Nacida en 1979 en Shiraz, ciudad que llegó a ser capital de la antigua Persia y es llamada patria de la poesía, el vino, las rosas y las luciérnagas, Sajedi busca penetrar en la apariencia para encontrar lo que hay de fantaseo en lo real y viceversa —lo que sucede cuando lo tangible penetra las capas del ensueño. Sus cuadros, casi siempre retratos de muchachas aturdidas, descansan en los pliegues siempre fértiles del surrealismo.
Penetrar y golpear la mirada las figuras femeninas formulan «un discurso silencioso de sugerencias y emociones». Pese a que las heroínas están en apariencia «sumergidas en un profundo mar de la tranquilidad», las mujeres de Sajedi quieren «escrutar el alma humana» en una encuesta sobre el enigma, lo suspendido, lo sin definir, lo situado en los límites entre la realidad y el sueño.
Con accesorios que recuerdan a elementos de novelas ciencia ficción —extraños espejuelos, ropas indefinidas…—, el vocabulario de la pintora es, sobre todo, simbólico y surreal.
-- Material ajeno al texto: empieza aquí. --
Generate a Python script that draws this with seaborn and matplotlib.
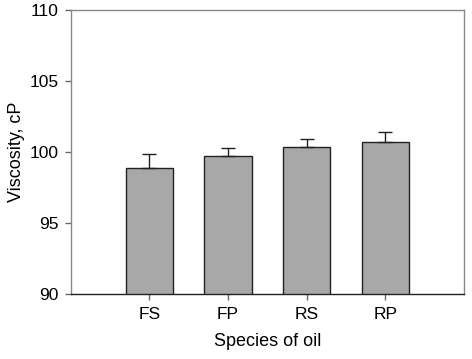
import matplotlib
matplotlib.use("Agg")
import matplotlib.pyplot as plt
import seaborn as sns
import pandas as pd

species = ["FS", "FP", "RS", "RP"]
viscosity = [98.85, 99.74, 100.33, 100.70]
sd = [1.03, 0.52, 0.56, 0.71]

df = pd.DataFrame({"species": species, "viscosity": viscosity})

sns.set_style("ticks")
plt.rcParams["font.family"] = ["Liberation Sans", "DejaVu Sans"]
plt.rcParams["text.color"] = "black"
plt.rcParams["axes.labelcolor"] = "black"
plt.rcParams["xtick.labelcolor"] = "black"
plt.rcParams["ytick.labelcolor"] = "black"

fig = plt.figure(figsize=(4.72, 3.59), dpi=100)
ax = fig.add_axes([0.150, 0.181, 0.833, 0.791])

sns.barplot(data=df, x="species", y="viscosity", color="#a8a8a8",
            edgecolor="#222222", linewidth=1.0, width=0.6, saturation=1, ax=ax)
ax.errorbar(range(len(species)), viscosity, yerr=[[0] * 4, sd], fmt="none",
            ecolor="#222222", elinewidth=1.0, capsize=5, capthick=1.0)

ax.set_ylim(90, 110)
ax.set_xlim(-1, 4)
ax.set_yticks([90, 95, 100, 105, 110])
ax.set_xlabel("Species of oil", fontsize=13, labelpad=8)
ax.set_ylabel("Viscosity, cP", fontsize=13, labelpad=3)
ax.tick_params(labelsize=12.5, length=4, width=1, color="#666666", pad=5)
for s in ["left", "top", "right"]:
    ax.spines[s].set_color("#888888")
ax.spines["bottom"].set_color("#222222")
for s in ax.spines.values():
    s.set_linewidth(1.0)

fig.savefig("out.png", dpi=100)
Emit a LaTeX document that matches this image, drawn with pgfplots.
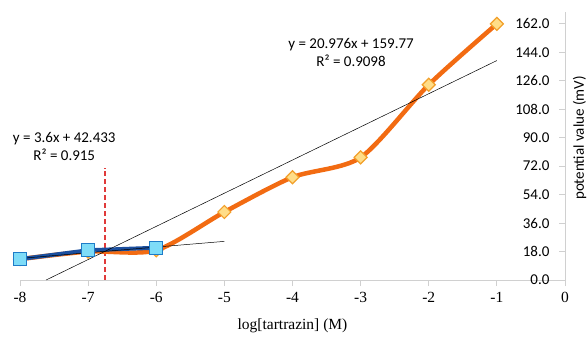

La presencia repetida de pescados, por ejemplo, es una alegoría de la vida emocional y los párpados cerrados señalan el aislamiento y las privaciones de quien prefiere vivir su propia soledad y opta por la «visión interior». Magritte sostenía que era inútil buscar sentido a su obra hermética: «Mi pintura es de imágenes visibles que no ocultan nada, que evocan misterio, pero el misterio no significa nada, es imposible conocerlo».